Diplômé de l’Université du Québec à Montréal (UQAM) en 2019, il a reçu la Bourse d’excellence en sculpture de la Fondation Mc Abbie de l’École des arts visuels et médiatiques de l’UQAM pour son installation Je suis nouveau ici en 2020.

Artiste pluridisciplinaire ayant vécu plusieurs transitions et changements de situations, Henry s’intéresse à la thématique du devenir à travers les médiums de la sculpture, la peinture, l’installation, la photo et l’animation. L’artiste utilise des matériaux de construction comme métaphore pour l’idée d’avoir constamment des denrées permettant de reconstruire ce qui ne cesse de se défaire, c’est-à-dire soi. 

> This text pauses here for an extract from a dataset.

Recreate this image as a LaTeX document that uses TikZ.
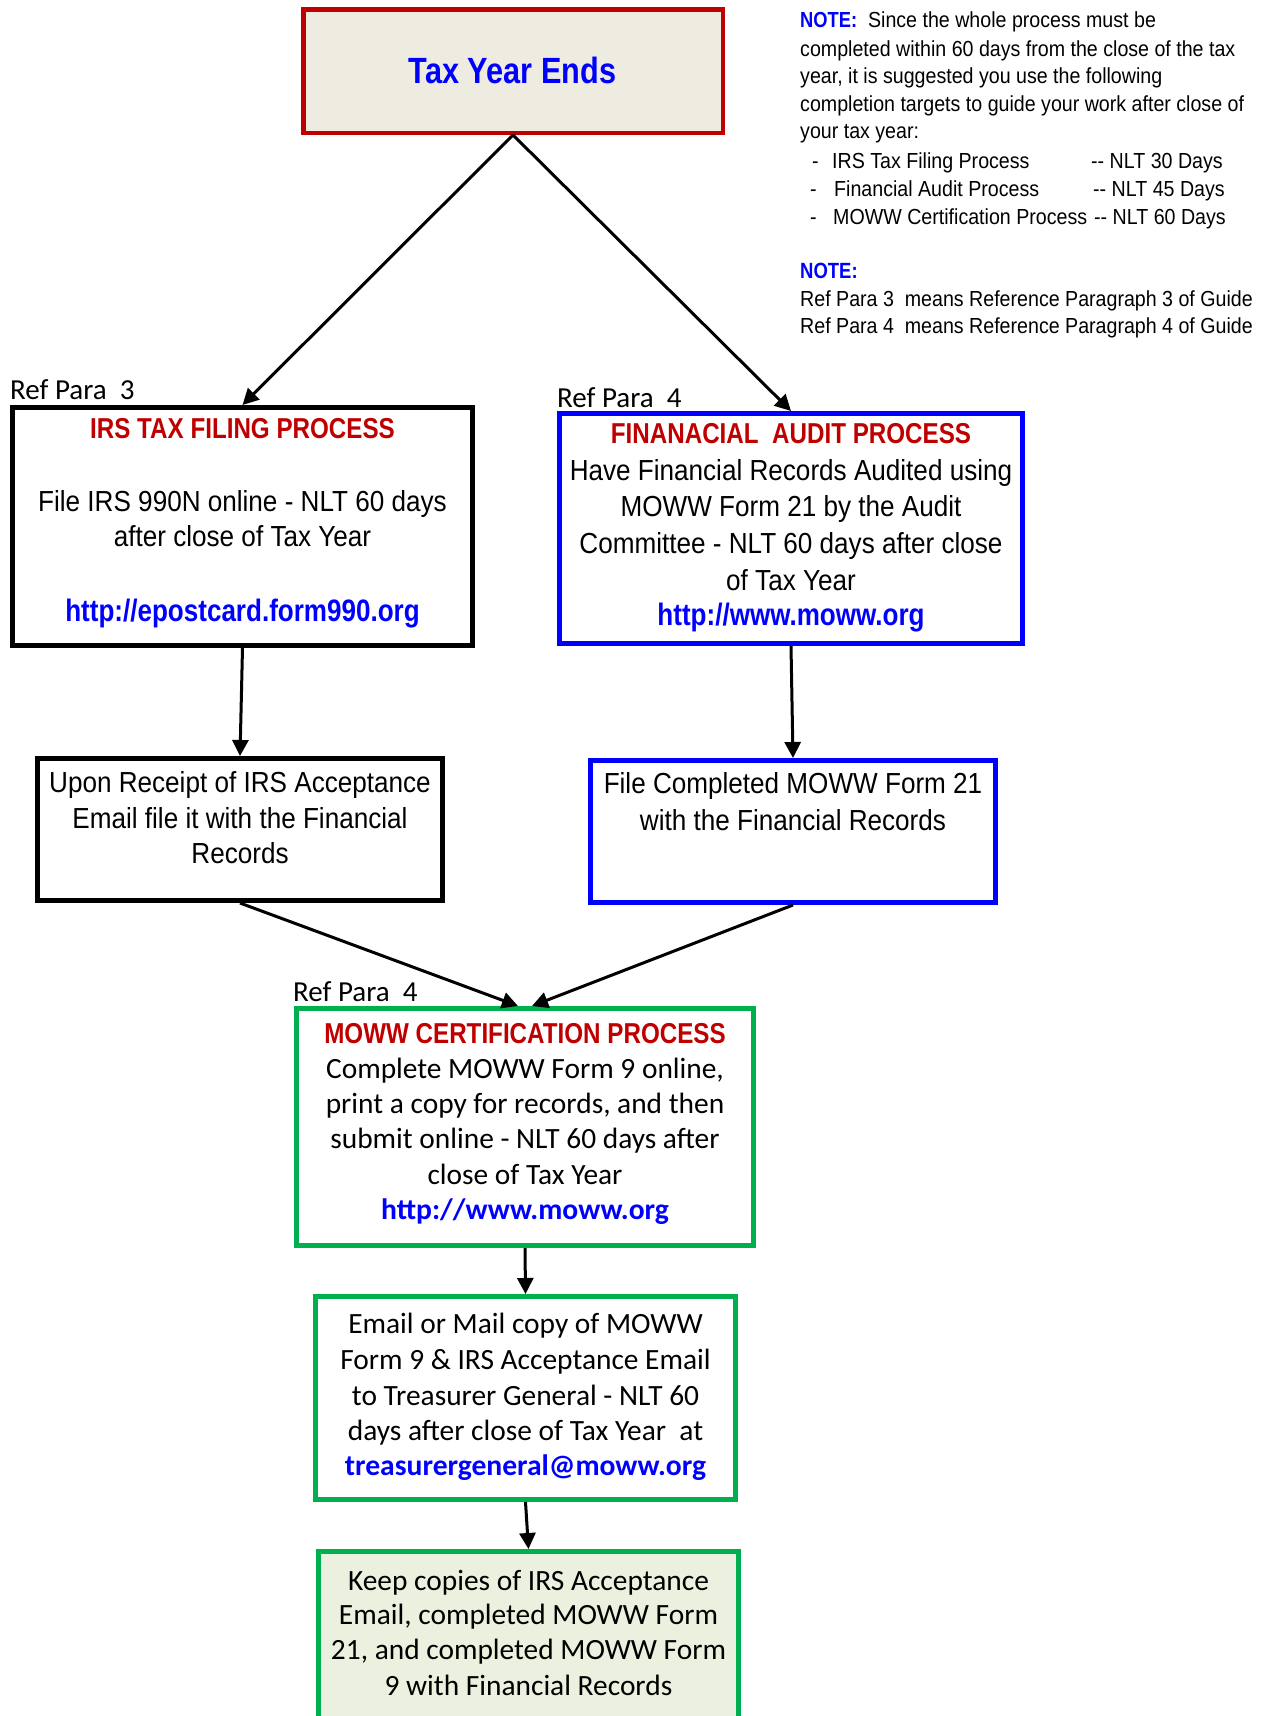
\documentclass[tikz,border=0pt]{standalone}
\usepackage{fontspec}
\usetikzlibrary{arrows.meta}
\newfontfamily\narfont[FakeStretch=0.9]{Liberation Sans}
\newfontfamily\narbfont[FakeStretch=0.84]{Liberation Sans}
\newfontfamily\califont{Carlito}
\newcommand\nbold{\narbfont\bfseries}
\definecolor{myred}{HTML}{C00000}
\definecolor{myblue}{HTML}{0000FF}
\definecolor{mygreen}{HTML}{00B050}
\definecolor{tanfill}{HTML}{EEECE1}
\definecolor{olivefill}{HTML}{EBF1DE}
\tikzset{
  box/.style={draw, line width=5pt, inner sep=0pt},
  arr/.style={line width=3pt, -{Triangle[length=16pt,width=16pt]}},
  tl/.style={anchor=base, inner sep=0pt},
  tlw/.style={anchor=base west, inner sep=0pt},
  nreg/.style={font=\narfont\fontsize{29}{35}\selectfont},
  nnote/.style={font=\narfont\fontsize{21.8}{27}\selectfont},
  ntitle/.style={font=\nbold\fontsize{28.8}{34}\selectfont, text=myred},
  nurl/.style={font=\nbold\fontsize{31}{36}\selectfont, text=myblue},
  creg/.style={font=\califont\fontsize{29.4}{35}\selectfont},
  curl/.style={font=\califont\bfseries\fontsize{29.6}{35}\selectfont, text=myblue},
  cref/.style={font=\califont\fontsize{29}{34}\selectfont},
}
\begin{document}
\begin{tikzpicture}[x=1pt,y=-1pt]
\useasboundingbox[fill=white] (0,0) rectangle (1270,1716);

% boxes
\node[box, draw=myred, line width=4.5pt, fill=tanfill, minimum width=419.5pt, minimum height=123.5pt] (top) at (513,71) {};
\node[box, draw=black, minimum width=460pt, minimum height=238pt] (irs) at (242.5,526.5) {};
\node[box, draw=myblue, minimum width=463pt, minimum height=230pt] (fin) at (791,528.5) {};
\node[box, draw=black, minimum width=405pt, minimum height=142pt] (upon) at (240,829.5) {};
\node[box, draw=myblue, minimum width=405pt, minimum height=142pt] (filec) at (793,831.5) {};
\node[box, draw=mygreen, minimum width=457pt, minimum height=237pt] (cert) at (525,1127) {};
\node[box, draw=mygreen, minimum width=420pt, minimum height=203pt] (email) at (525.5,1398) {};
\node[box, draw=mygreen, fill=olivefill, minimum width=420pt, minimum height=178.5pt] (keep) at (528.5,1640.75) {};

% top box text
\node[tl, font=\nbold\fontsize{36.5}{42}\selectfont, text=myblue] (toptxt) at (512.5,83) {Tax Year Ends};

% note block
\node[tlw, nnote] (n1) at (800,27.3) {{\nbold\color{myblue}NOTE:}\ \ Since the whole process must be};
\node[tlw, nnote] (n2) at (800,56) {completed within 60 days from the close of the tax};
\node[tlw, nnote] (n3) at (800,83.3) {year, it is suggested you use the following};
\node[tlw, nnote] (n4) at (800,111) {completion targets to guide your work after close of};
\node[tlw, nnote] (n5) at (800,138.3) {your tax year:};
\node[tlw, nnote] (d1) at (812,168.3) {-};
\node[tlw, nnote] (l1) at (832,168.3) {IRS Tax Filing Process};
\node[tlw, nnote] (t1) at (1091,168.3) {-- NLT 30 Days};
\node[tlw, nnote] (d2) at (810,196.7) {-};
\node[tlw, nnote] (l2) at (834,196.7) {Financial Audit Process};
\node[tlw, nnote] (t2) at (1093,196.7) {-- NLT 45 Days};
\node[tlw, nnote] (d3) at (810,224) {-};
\node[tlw, nnote] (l3) at (833,224) {MOWW Certification Process};
\node[tlw, nnote] (t3) at (1094,224) {-- NLT 60 Days};
\node[tlw, font=\nbold\fontsize{22}{27}\selectfont, text=myblue] (n6) at (800,278.3) {NOTE:};
\node[tlw, nnote] (n7) at (800,306.7) {Ref Para 3\ \ means Reference Paragraph 3 of Guide};
\node[tlw, nnote] (n8) at (800,333.3) {Ref Para 4\ \ means Reference Paragraph 4 of Guide};

% IRS box text
\node[tlw, cref] (ref3) at (10,399) {Ref Para\ \ 3};
\node[tl, ntitle] (irs0) at (242.5,438) {IRS TAX FILING PROCESS};
\node[tl, nreg] (irs1) at (242.5,511.7) {File IRS 990N online - NLT 60 days};
\node[tl, nreg] (irs2) at (242.5,546.7) {after close of Tax Year};
\node[tl, nurl] (irs3) at (242.5,621.7) {http://epostcard.form990.org};

% Financial box text
\node[tlw, cref] (ref4a) at (557,407) {Ref Para\ \ 4};
\node[tl, ntitle] (fin0) at (791,443) {FINANACIAL\ \ AUDIT PROCESS};
\node[tl, nreg] (fin1) at (791,480) {Have Financial Records Audited using};
\node[tl, nreg] (fin2) at (791,516.7) {MOWW Form 21 by the Audit};
\node[tl, nreg] (fin3) at (791,553.3) {Committee - NLT 60 days after close};
\node[tl, nreg] (fin4) at (791,590) {of Tax Year};
\node[tl, nurl] (fin5) at (791,625) {http://www.moww.org};

% Upon box text
\node[tl, nreg] (up1) at (240,792) {Upon Receipt of IRS Acceptance};
\node[tl, nreg] (up2) at (240,828) {Email file it with the Financial};
\node[tl, nreg] (up3) at (240,863) {Records};

% File completed text
\node[tl, nreg] (fc1) at (793,793) {File Completed MOWW Form 21};
\node[tl, nreg] (fc2) at (793,830.7) {with the Financial Records};

% Cert box text
\node[tlw, cref] (ref4b) at (293,1001) {Ref Para\ \ 4};
\node[tl, ntitle] (ce0) at (525,1043) {MOWW CERTIFICATION PROCESS};
\node[tl, creg] (ce1) at (525,1078.3) {Complete MOWW Form 9 online,};
\node[tl, creg] (ce2) at (525,1113.3) {print a copy for records, and then};
\node[tl, creg] (ce3) at (525,1148.3) {submit online - NLT 60 days after};
\node[tl, creg] (ce4) at (525,1184) {close of Tax Year};
\node[tl, curl] (ce5) at (525,1219.5) {http://www.moww.org};

% Email box text
\node[tl, creg] (em1) at (525.5,1333.3) {Email or Mail copy of MOWW};
\node[tl, creg] (em2) at (525.5,1369.3) {Form 9 \& IRS Acceptance Email};
\node[tl, creg] (em3) at (525.5,1405) {to Treasurer General - NLT 60};
\node[tl, creg] (em4) at (525.5,1440) {days after close of Tax Year\ \ at};
\node[tl, curl] (em5) at (525.5,1475) {treasurergeneral@moww.org};

% Keep box text
\node[tl, creg] (kp1) at (528.5,1590) {Keep copies of IRS Acceptance};
\node[tl, creg] (kp2) at (528.5,1624.3) {Email, completed MOWW Form};
\node[tl, creg] (kp3) at (528.5,1659.3) {21, and completed MOWW Form};
\node[tl, creg] (kp4) at (528.5,1695) {9 with Financial Records};

% connectors
\draw[arr] (top.south) -- (irs.north);
\draw[arr] (top.south) -- (fin.north);
\draw[arr] (irs.south) -- (upon.north);
\draw[arr] (fin.south) -- (filec.north);
\draw[arr] (upon.south) -- ([xshift=-7pt]cert.north);
\draw[arr] (filec.south) -- ([xshift=7pt]cert.north);
\draw[arr] (cert.south) -- (email.north);
\draw[arr] (email.south) -- (keep.north);
\end{tikzpicture}
\end{document}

De plus, par l’appropriation d’objets du quotidien déviés de leur fonction, ses œuvres se déploient le plus souvent sous la forme d’un site, invitant le·la spectateur·trice à faire l’expérience de l'œuvre sur le mode d’une géographie sociale. La peinture et la sculpture sont exploitées dans un souci de réinvention et de relation, conditions paradoxales d’une permanence comme d’un renouvellement de l’être.

Actif dans le milieu artistique de Montréal, Henry s’investit dans les centres d’artistes notamment à DARE DARE, où il siège sur le conseil d’administration, et au Centre Clark.